The story so far: The preliminary findings of the GenomeIndia project, which attempted to study whole genomes of 10,000 healthy and unrelated Indians from 83 population groups, were published in the journal Nature Genetics on April 8. After excluding two populations, the published findings are based on the genetic information of 9,772 individuals — 4,696 male participants and 5,076 female participants.
The 10,000-human genome study was launched in January 2020 with funding from the Department of Biotechnology. Blood samples and associated phenotype data such as weight, height, hip circumference, waist circumference and blood pressure were collected from 20,000 individuals representing 83 population groups — 30 tribal and 53 non-tribal populations — spread across India. Of the 20,000 individuals, DNA samples from 10,074 individuals were subjected to whole genome sequencing, but later two populations were excluded.
Also read: What is ‘IndiGen’ project that is sequencing Indian genes?
The GenomeIndia project is a collaborative effort of 20 institutions. The genome sequencing was carried out by the Centre for Brain Research at IISc Bengaluru, the Centre for Cellular and Molecular Biology in Hyderabad, Institute of Genomics & Integrative Biology in Delhi, National Institute of Biomedical Genomics in Kolkata, and Gujarat Biotechnology Research Centre in Gandhinagar.
A median of 159 samples from each non-tribal group and 75 samples from each tribal group chosen were collected from 83 population groups that inhabit over 100 distinct geographical locations to estimate the relatively rare mutations that are important to understand complex diseases. The samples were taken from unrelated individuals to ensure accurate estimation of mutation frequencies across groups. Three to six parent-child pairs were included in each population group to uncover de novo mutations (mutations that occur randomly in a child but not seen in parents).
Genomes of five tribes across India — Tibeto-Burman tribe, Indo-European tribe, Dravidian tribe, Austro-Asiatic tribe, and a continentally admixed outgroup — were sequenced. Genomes of three non-tribes — Tibeto-Burman non-tribe, Indo-European non-tribe, and Dravidian non-tribe — were also sequenced. Since language is an established proxy for genetic diversity in the Indian population, sampling was done to appropriately represent the four large major language families as well — Indo-European, Dravidian, Austro-Asiatic and Tibeto-Burman. However, the four ancient populations living in the Andamans, dating back 65,000 years ago, and two relatively modern populations from about 5,500 years ago, were not included.
In total, 180 million mutations have been found from the individuals sequenced; while 130 million variations are in the non-sex chromosomes (22 pairs of autosomes), 50 million mutations are in the sex chromosomes X and Y. It should not be surprising that 180 million mutations were found.
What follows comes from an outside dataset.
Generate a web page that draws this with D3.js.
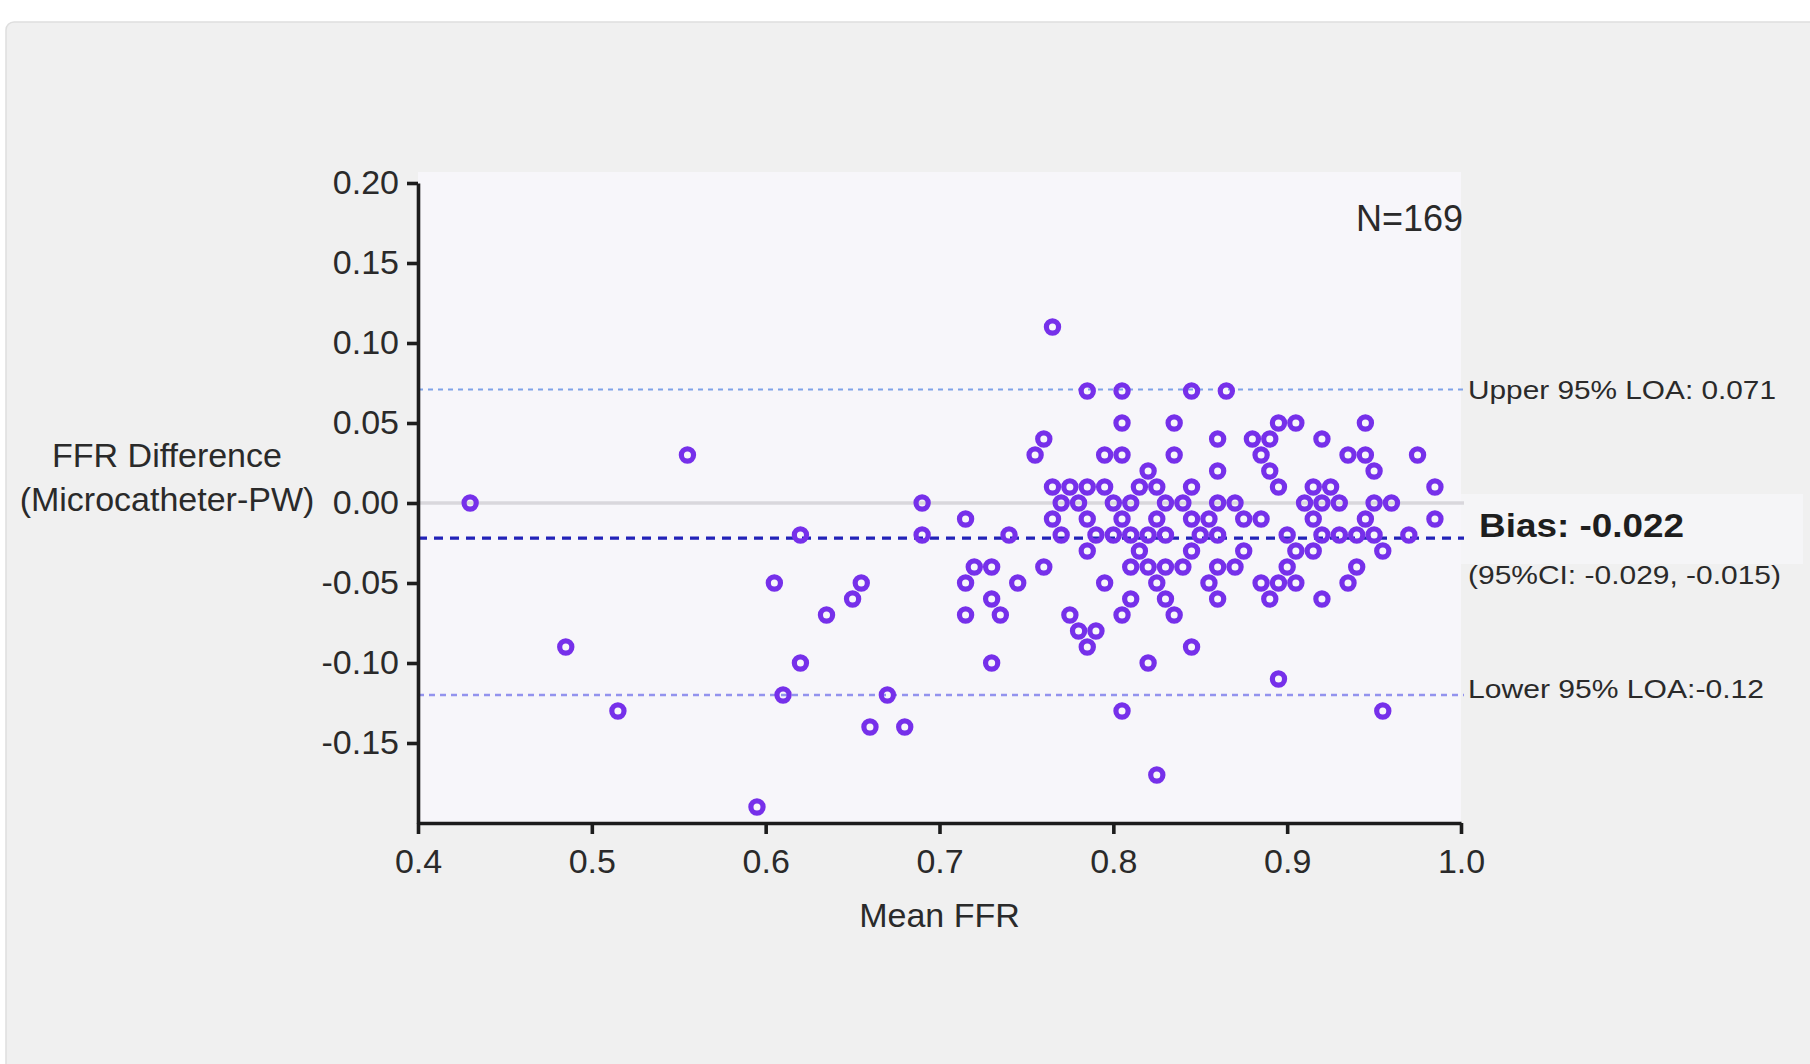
<!DOCTYPE html>
<html>
<head>
<meta charset="utf-8">
<script src="https://cdn.jsdelivr.net/npm/d3@7"></script>
<style>
  html, body { margin: 0; padding: 0; background: #ffffff; }
  svg { display: block; }
</style>
</head>
<body>
<svg id="chart" width="1810" height="1064"></svg>
<script>
// Bland-Altman data: mean of the two FFR readings and their difference.
// Measurements with identical coordinates overlap, so each distinct position is listed once.
const meanFFR = [
  0.43, 0.485, 0.515, 0.555, 0.595, 0.605, 0.61, 0.62, 0.62, 0.635, 0.65, 0.655, 0.66, 0.67, 0.68,
  0.69, 0.69, 0.715, 0.715, 0.715, 0.72, 0.73, 0.73, 0.73, 0.735, 0.74, 0.745,
  0.765,
  0.785, 0.805, 0.845, 0.865,
  0.805, 0.835, 0.895, 0.905, 0.945,
  0.76, 0.86, 0.88, 0.89, 0.92,
  0.755, 0.795, 0.805, 0.835, 0.885, 0.935, 0.945, 0.975,
  0.82, 0.86, 0.89, 0.95,
  0.765, 0.775, 0.785, 0.795, 0.815, 0.825, 0.845, 0.895, 0.915, 0.925, 0.985,
  0.77, 0.78, 0.80, 0.81, 0.83, 0.84, 0.86, 0.87, 0.91, 0.92, 0.93, 0.95, 0.96,
  0.765, 0.785, 0.805, 0.825, 0.845, 0.855, 0.875, 0.885, 0.915, 0.945, 0.985,
  0.77, 0.79, 0.80, 0.81, 0.82, 0.83, 0.85, 0.86, 0.90, 0.92, 0.93, 0.94, 0.95, 0.97,
  0.785, 0.815, 0.845, 0.875, 0.905, 0.915, 0.955,
  0.76, 0.81, 0.82, 0.83, 0.84, 0.86, 0.87, 0.90, 0.94,
  0.795, 0.825, 0.855, 0.885, 0.895, 0.905, 0.935,
  0.81, 0.83, 0.86, 0.89, 0.92,
  0.775, 0.805, 0.835,
  0.78, 0.79,
  0.785, 0.845,
  0.82,
  0.895,
  0.805, 0.955,
  0.825
];
const ffrDifference = [
  0.00, -0.09, -0.13, 0.03, -0.19, -0.05, -0.12, -0.02, -0.10, -0.07, -0.06, -0.05, -0.14, -0.12, -0.14,
  0.00, -0.02, -0.01, -0.05, -0.07, -0.04, -0.04, -0.06, -0.10, -0.07, -0.02, -0.05,
  0.11,
  0.07, 0.07, 0.07, 0.07,
  0.05, 0.05, 0.05, 0.05, 0.05,
  0.04, 0.04, 0.04, 0.04, 0.04,
  0.03, 0.03, 0.03, 0.03, 0.03, 0.03, 0.03, 0.03,
  0.02, 0.02, 0.02, 0.02,
  0.01, 0.01, 0.01, 0.01, 0.01, 0.01, 0.01, 0.01, 0.01, 0.01, 0.01,
  0.00, 0.00, 0.00, 0.00, 0.00, 0.00, 0.00, 0.00, 0.00, 0.00, 0.00, 0.00, 0.00,
  -0.01, -0.01, -0.01, -0.01, -0.01, -0.01, -0.01, -0.01, -0.01, -0.01, -0.01,
  -0.02, -0.02, -0.02, -0.02, -0.02, -0.02, -0.02, -0.02, -0.02, -0.02, -0.02, -0.02, -0.02, -0.02,
  -0.03, -0.03, -0.03, -0.03, -0.03, -0.03, -0.03,
  -0.04, -0.04, -0.04, -0.04, -0.04, -0.04, -0.04, -0.04, -0.04,
  -0.05, -0.05, -0.05, -0.05, -0.05, -0.05, -0.05,
  -0.06, -0.06, -0.06, -0.06, -0.06,
  -0.07, -0.07, -0.07,
  -0.08, -0.08,
  -0.09, -0.09,
  -0.10,
  -0.11,
  -0.13, -0.13,
  -0.17
];

const xTicks = [0.4, 0.5, 0.6, 0.7, 0.8, 0.9, 1.0];
const yTicks = [0.20, 0.15, 0.10, 0.05, 0.00, -0.05, -0.10, -0.15];

const upperLOA = 0.071;
const biasValue = -0.022;
const biasCI = [-0.029, -0.015];
const lowerLOA = -0.12;
const sampleSize = 169;

const xTitle = "Mean FFR";
const yTitleLines = ["FFR Difference", "(Microcatheter-PW)"];

// ---- drawing ----
const svg = d3.select("#chart");
const FONT = "'Liberation Sans', Arial, Helvetica, sans-serif";
const TEXT = "#2a2a2a";

const x = d3.scaleLinear().domain([0.4, 1.0]).range([418, 1461]);
const y = d3.scaleLinear().domain([-0.2, 0.2]).range([823, 183]);

// card background
svg.append("rect")
  .attr("x", 6).attr("y", 22).attr("width", 1830).attr("height", 1080)
  .attr("rx", 8)
  .attr("fill", "#f0f0f0").attr("stroke", "#dedede").attr("stroke-width", 1.5);

// plotting area
svg.append("rect")
  .attr("x", x(0.4)).attr("y", 172)
  .attr("width", x(1.0) - x(0.4)).attr("height", y(-0.2) - 172)
  .attr("fill", "#f7f6fa");

// light band behind the bias annotation
svg.append("rect")
  .attr("x", x(1.0)).attr("y", 494)
  .attr("width", 342).attr("height", 70)
  .attr("fill", "#f5f5f7");

const lineEnd = x(1.0) + 3;

// zero reference
svg.append("line")
  .attr("x1", x(0.4)).attr("x2", lineEnd)
  .attr("y1", y(0)).attr("y2", y(0))
  .attr("stroke", "#d9d7dc").attr("stroke-width", 3.5);

// limits of agreement
svg.append("line")
  .attr("x1", x(0.4)).attr("x2", lineEnd)
  .attr("y1", y(upperLOA)).attr("y2", y(upperLOA))
  .attr("stroke", "#7fa2e8").attr("stroke-width", 2)
  .attr("stroke-dasharray", "5,5");

svg.append("line")
  .attr("x1", x(0.4)).attr("x2", lineEnd)
  .attr("y1", y(lowerLOA)).attr("y2", y(lowerLOA))
  .attr("stroke", "#9393ee").attr("stroke-width", 2.5)
  .attr("stroke-dasharray", "6,5");

// bias
svg.append("line")
  .attr("x1", x(0.4)).attr("x2", lineEnd)
  .attr("y1", y(biasValue)).attr("y2", y(biasValue))
  .attr("stroke", "#2222b8").attr("stroke-width", 3.2)
  .attr("stroke-dasharray", "9,7");

// points
const points = meanFFR.map((m, i) => ({ m, d: ffrDifference[i] }));
svg.append("g")
  .selectAll("circle")
  .data(points)
  .join("circle")
  .attr("cx", p => x(p.m))
  .attr("cy", p => y(p.d))
  .attr("r", 6.1)
  .attr("fill", "none")
  .attr("stroke", "#7630ea")
  .attr("stroke-width", 5.2);

// axes
const yAxis = d3.axisLeft(y)
  .tickValues(yTicks)
  .tickFormat(d => d.toFixed(2))
  .tickSize(11).tickSizeOuter(0).tickPadding(8);
const xAxis = d3.axisBottom(x)
  .tickValues(xTicks)
  .tickFormat(d => d.toFixed(1))
  .tickSize(11).tickSizeOuter(0).tickPadding(15);

const gy = svg.append("g").attr("transform", `translate(${x(0.4)},0)`).call(yAxis);
const gx = svg.append("g").attr("transform", `translate(0,${y(-0.2)})`).call(xAxis);

[gx, gy].forEach(g => {
  g.select(".domain").attr("stroke", "#1c1c1c").attr("stroke-width", 3.6);
  g.selectAll(".tick line").attr("stroke", "#1c1c1c").attr("stroke-width", 3.6);
  g.selectAll(".tick text")
    .attr("fill", TEXT)
    .style("font-family", FONT)
    .style("font-size", "34px");
});

// axis titles
svg.append("text")
  .attr("x", (x(0.4) + x(1.0)) / 2).attr("y", 927)
  .attr("text-anchor", "middle")
  .attr("fill", TEXT)
  .style("font-family", FONT).style("font-size", "34px")
  .text(xTitle);

svg.append("g")
  .selectAll("text")
  .data(yTitleLines)
  .join("text")
  .attr("x", 167)
  .attr("y", (d, i) => 467 + i * 44)
  .attr("text-anchor", "middle")
  .attr("fill", TEXT)
  .style("font-family", FONT).style("font-size", "34px")
  .text(d => d);

// sample size
svg.append("text")
  .attr("x", 1463).attr("y", 231)
  .attr("text-anchor", "end")
  .attr("fill", TEXT)
  .style("font-family", FONT).style("font-size", "36px")
  .text(`N=${sampleSize}`);

// line annotations
const labelX = 1468;
function annotate(txt, cy, size, width, weight) {
  svg.append("text")
    .attr("x", labelX).attr("y", cy)
    .attr("dy", "0.35em")
    .attr("fill", TEXT)
    .attr("textLength", width)
    .attr("lengthAdjust", "spacingAndGlyphs")
    .style("font-family", FONT)
    .style("font-size", size + "px")
    .style("font-weight", weight || "normal")
    .text(txt);
}
annotate(`Upper 95% LOA:  ${upperLOA.toFixed(3)}`, y(upperLOA) + 1, 25, 308);
svg.append("text")
  .attr("x", 1479).attr("y", 525).attr("dy", "0.35em")
  .attr("fill", "#1e1e1e")
  .attr("textLength", 205).attr("lengthAdjust", "spacingAndGlyphs")
  .style("font-family", FONT).style("font-size", "33px").style("font-weight", "bold")
  .text(`Bias: ${biasValue.toFixed(3)}`);
annotate(`(95%CI:  ${biasCI[0].toFixed(3)}, ${biasCI[1].toFixed(3)})`, 575, 25, 313);
annotate(`Lower 95% LOA:${lowerLOA.toFixed(2)}`, y(lowerLOA) - 6, 25, 296);
</script>
</body>
</html>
The reason: the human genome has three billion base pairs of DNA and the genome of 9,772 individuals were sequenced. Most importantly, the 9,772 individuals belong to 83 distinctly different endogamous groups. Of that, the non-coding regions in the genome, which have DNA sequences that do not directly code for proteins, comprise 98%. A large number of the 180 million variants found in the sequenced genomes of 9,772 individuals are very likely to be present in the non-coding regions.